In case it needs to be said, the “they” in question were always men. “They really didn’t pay much attention to the females,” says Sturm. “Women were not considered. You weren’t included, and you felt it.”

It was “certainly a bit of a boys’ club,” agrees Sokotch, who recalls one particular account team he was part of.

“There was a definite macho swagger to the group. We were going through a period where all the guys were having babies, and there was an unwritten rule that if your wife had a baby in middle of the night, and you didn’t show up for work the next morning, you were a real wuss,” he says, chuckling at the memory.

Of course, just because the women weren’t getting much attention on a professional level, it doesn’t mean they were ignored entirely. A male boss trying to date a female underling didn’t raise an eyebrow, much less lead to a disciplinary hearing.

“Nobody even considered it inappropriate. In my agency there were at least 20 people who met at the agency and got married,” says Della Femina, who thinks the adoption of prohibitions on office romance counts as a turn for the worse.

“Today that wouldn’t happen, because the guy would be afraid he was going to get into trouble,” he says. “It’s really made it tougher for people to meet, because there’s this barrier that says we have to be politically correct.”

Fun to Funds

For the record, not everybody remembers the workplace being as libertinist, or as male-dominated, as “Mad Men” depicts.

To ad-business giant Allen Rosenshine, the former CEO and chairman (now chairman emeritus) of BBDO, the show is “a total fabrication.”

“I won’t deny that there was drinking, but it was never like that,” he says. “And if anybody talked to women the way these goons do, they’d have been out on their ass.”

Even Rosenshine, though, agrees with something echoed by everyone @Work spoke to – that business “in many respects was more fun then.” To some who were there, the show depicts more than an era when it was safe to down a few Gibsons at lunch with your lobster Newburg – it depicts a time when noses weren’t pressed as hard to the grindstone.

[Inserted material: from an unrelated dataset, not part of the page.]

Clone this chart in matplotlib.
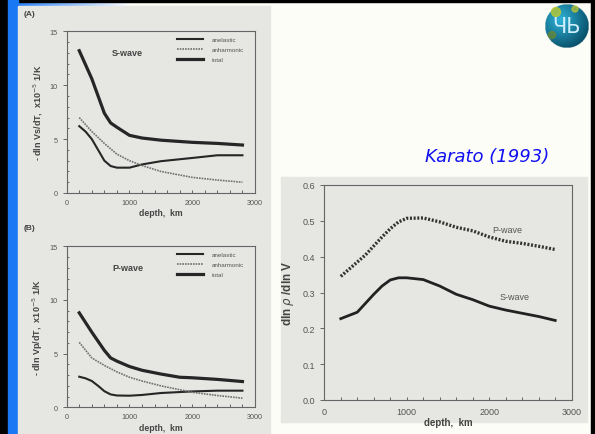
import numpy as np
import matplotlib
matplotlib.use('Agg')
import matplotlib.pyplot as plt
from matplotlib.patches import Rectangle, Circle
from matplotlib.ticker import MultipleLocator, FormatStrFormatter

# S-wave temperature derivatives (x10^-5 1/K)
s_depth = [200, 300, 400, 500, 600, 700, 800, 1000, 1200, 1500, 2000, 2400, 2800]
s_total = [13.2, 11.9, 10.6, 9.0, 7.4, 6.5, 6.1, 5.35, 5.1, 4.9, 4.7, 4.6, 4.45]
s_anel = [6.2, 5.7, 5.0, 4.0, 3.0, 2.5, 2.35, 2.35, 2.65, 2.95, 3.25, 3.5, 3.5]
s_anh_depth = [200, 400, 600, 800, 1000, 1200, 1500, 2000, 2400, 2800]
s_anh = [7.0, 5.7, 4.6, 3.6, 3.0, 2.55, 2.0, 1.45, 1.2, 1.0]

# P-wave temperature derivatives
p_depth = [200, 400, 600, 700, 800, 1000, 1200, 1500, 1800, 2000, 2400, 2800]
p_total = [8.8, 7.0, 5.3, 4.6, 4.3, 3.8, 3.45, 3.1, 2.8, 2.75, 2.6, 2.4]
p_anel_depth = [200, 300, 400, 500, 600, 700, 800, 1000, 1200, 1500, 2000, 2400, 2800]
p_anel = [2.85, 2.7, 2.45, 2.0, 1.5, 1.2, 1.1, 1.08, 1.15, 1.33, 1.48, 1.55, 1.55]
p_anh_depth = [200, 400, 600, 800, 1000, 1200, 1500, 2000, 2400, 2800]
p_anh = [6.05, 4.6, 3.9, 3.3, 2.8, 2.45, 2.0, 1.4, 1.1, 0.85]

# density / velocity scaling
r_p_depth = [200, 300, 400, 500, 600, 700, 800, 900, 1000, 1200, 1400, 1600, 1800, 2000, 2200, 2400, 2600, 2800]
r_p = [0.345, 0.365, 0.385, 0.405, 0.43, 0.455, 0.478, 0.497, 0.507, 0.508, 0.497, 0.482, 0.472,
       0.455, 0.443, 0.437, 0.429, 0.42]
r_s_depth = [200, 400, 500, 600, 700, 800, 900, 1000, 1200, 1400, 1600, 1800, 2000, 2200, 2400, 2600, 2800]
r_s = [0.227, 0.245, 0.27, 0.295, 0.318, 0.335, 0.341, 0.341, 0.336, 0.318, 0.295, 0.28, 0.262,
       0.251, 0.242, 0.233, 0.222]

W, H = 595, 435
PANEL = '#e6e6e3'
INK = '#262626'
TXT = '#555555'
plt.rcParams['font.family'] = ['Liberation Sans', 'DejaVu Sans']

fig = plt.figure(figsize=(W / 100, H / 100), dpi=100)
fig.patch.set_facecolor('#fdfdf7')

# background layer in pixel coordinates
bg = fig.add_axes([0, 0, 1, 1])
bg.set_xlim(0, W)
bg.set_ylim(H, 0)
bg.axis('off')
bg.add_patch(Rectangle((0, 0), W, 3, color='black'))
bg.add_patch(Rectangle((0, 0), 8, H, color='black'))
bg.add_patch(Rectangle((591, 0), 4, H, color='black'))
bg.add_patch(Rectangle((8, 0), 10, H, color='#1a78f5'))
grad = np.linspace(0, 1, 200)[None, :]
bg.imshow(np.dstack([0.1 + 0.9 * grad, 0.47 + 0.53 * grad, 0.96 + 0.04 * grad]),
          extent=(8, 130, 7, 3), aspect='auto')
bg.add_patch(Rectangle((18, 7), 252, H - 7, color=PANEL))
bg.add_patch(Rectangle((281, 178), 306, 245, color=PANEL))

# logo globe
yy, xx = np.mgrid[-1:1:120j, -1:1:120j]
rr = np.sqrt(xx ** 2 + yy ** 2)
shade = np.clip(1 - 0.7 * np.sqrt((xx + 0.3) ** 2 + (yy + 0.3) ** 2), 0, 1)
globe = np.dstack([0.03 + 0.15 * shade, 0.3 + 0.4 * shade, 0.4 + 0.45 * shade, (rr <= 1).astype(float)])
bg.imshow(globe, extent=(545, 589, 49, 5), aspect='auto', zorder=3)
bg.add_patch(Circle((556, 13), 4.5, color='#b8c832', alpha=0.8, zorder=4))
bg.add_patch(Circle((575, 10), 3, color='#c0c830', alpha=0.7, zorder=4))
bg.add_patch(Circle((552, 36), 3.5, color='#7a8a20', alpha=0.6, zorder=4))
bg.text(567, 27, 'ЧЬ', ha='center', va='center', fontsize=15, color='#cdefff',
        family='DejaVu Sans', zorder=5)

bg.text(487, 157, 'Karato (1993)', ha='center', va='center', fontsize=13,
        color='#1010f0', style='italic', family='DejaVu Sans')
bg.text(24, 14, '(A)', fontsize=6, color='#444444', fontweight='bold', va='center')
bg.text(24, 229, '(B)', fontsize=6, color='#444444', fontweight='bold', va='center')


def px_axes(x0, y0, x1, y1):
    return fig.add_axes([x0 / W, 1 - y1 / H, (x1 - x0) / W, (y1 - y0) / H])


def style(ax, size, pad):
    ax.set_facecolor('none')
    for sp in ax.spines.values():
        sp.set_color('#666666')
        sp.set_linewidth(0.8)
    ax.tick_params(which='both', colors='#666666', labelcolor=TXT, labelsize=size, width=0.7)
    ax.tick_params(axis='x', which='both', direction='in', pad=pad, length=2)
    ax.tick_params(axis='y', which='major', direction='out', length=3)
    ax.tick_params(axis='y', which='minor', direction='in', length=1.5)
    ax.set_xlim(0, 3000)
    ax.xaxis.set_major_locator(MultipleLocator(1000))
    ax.xaxis.set_minor_locator(MultipleLocator(200))


def temp_panel(ax, title, ylab, tot, anel, anh):
    style(ax, 5.2, 4)
    ax.plot(*anel, color=INK, lw=1.5, label='anelastic')
    ax.plot(*anh, color='#707070', lw=1.2, ls=(0, (1, 0.6)), label='anharmonic')
    ax.plot(*tot, color=INK, lw=2.3, label='total')
    ax.set_ylim(0, 15)
    ax.yaxis.set_major_locator(MultipleLocator(5))
    ax.yaxis.set_minor_locator(MultipleLocator(1))
    ax.text(0.24, 0.87, title, transform=ax.transAxes, fontsize=6.5, color='#444444',
            fontweight='bold', ha='left', va='center')
    ax.legend(loc='upper left', bbox_to_anchor=(0.585, 0.965), fontsize=4.5, frameon=False,
              handlelength=4.2, handletextpad=1.4, labelcolor=TXT, borderpad=0,
              borderaxespad=0, labelspacing=0.75)
    ax.set_xlabel('depth,  km', fontsize=6.2, color='#444444', fontweight='bold', labelpad=2)
    ax.set_ylabel(ylab, fontsize=6.5, color='#444444', fontweight='bold', labelpad=3)


ax_a = px_axes(66.7, 32.3, 255, 194)
temp_panel(ax_a, 'S-wave', '- dln Vs/dT,  x10$^{-5}$ 1/K',
           (s_depth, s_total), (s_depth, s_anel), (s_anh_depth, s_anh))

ax_b = px_axes(66.7, 247.3, 255, 408.3)
temp_panel(ax_b, 'P-wave', '- dln Vp/dT,  x10$^{-5}$ 1/K',
           (p_depth, p_total), (p_anel_depth, p_anel), (p_anh_depth, p_anh))

ax_r = px_axes(324.3, 186, 571.7, 401)
style(ax_r, 6.5, 5)
ax_r.plot(r_p_depth, r_p, color='#333333', lw=2.4, ls=(0, (0.6, 0.5)))
ax_r.plot(r_s_depth, r_s, color='#222222', lw=2.0)
ax_r.set_ylim(0, 0.6)
ax_r.yaxis.set_major_locator(MultipleLocator(0.1))
ax_r.yaxis.set_minor_locator(MultipleLocator(0.1))
ax_r.yaxis.set_major_formatter(FormatStrFormatter('%.1f'))
ax_r.text(2220, 0.475, 'P-wave', fontsize=6.5, color=TXT, ha='center', va='center')
ax_r.text(2310, 0.288, 'S-wave', fontsize=6.5, color=TXT, ha='center', va='center')
ax_r.set_xlabel('depth,  km', fontsize=7, color='#444444', fontweight='bold', labelpad=1)
ax_r.set_ylabel('dln $\\rho$ /dln V', fontsize=8.5, color='#444444', fontweight='bold', labelpad=5)

fig.savefig('out.png', dpi=100, facecolor=fig.get_facecolor())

“I think business was a lot more fun then,” says Guarini. “Now, you might say, ‘Mike, you’re talking about sex and drinking and big lunches, of course it was more fun,’ and that doesn’t hurt, certainly, but I think it was more fun because the business was just inherently different then.”

In the advertising world, one big difference is that in the old days business was less competitive and few agencies were publicly traded, says Sokotch. When agencies went public and an increasing number of firms started competing for shrinking slices of the pie, things became more cutthroat – and less enjoyable.

“People work harder, and accountants and Wall Street play a greater role,” he says. “It’s still a good business, but back then, man, it was a great business.”

He’s echoed by Della Femina. “Investment bankers started invading the world, and it went from being a business of fun to being a business of money,” he says. “And that changes everything.”

Not that everything was great about the old-school workplace. Women and non-whites are certainly unlikely to pine for the old-boys’ club. And Della Femina is the first to acknowledge that a lot of those old-timers ended up in AA. Still, he says, it was fun while it lasted.

“All I can say about the old days,” he says, “is that I think about them every single minute.”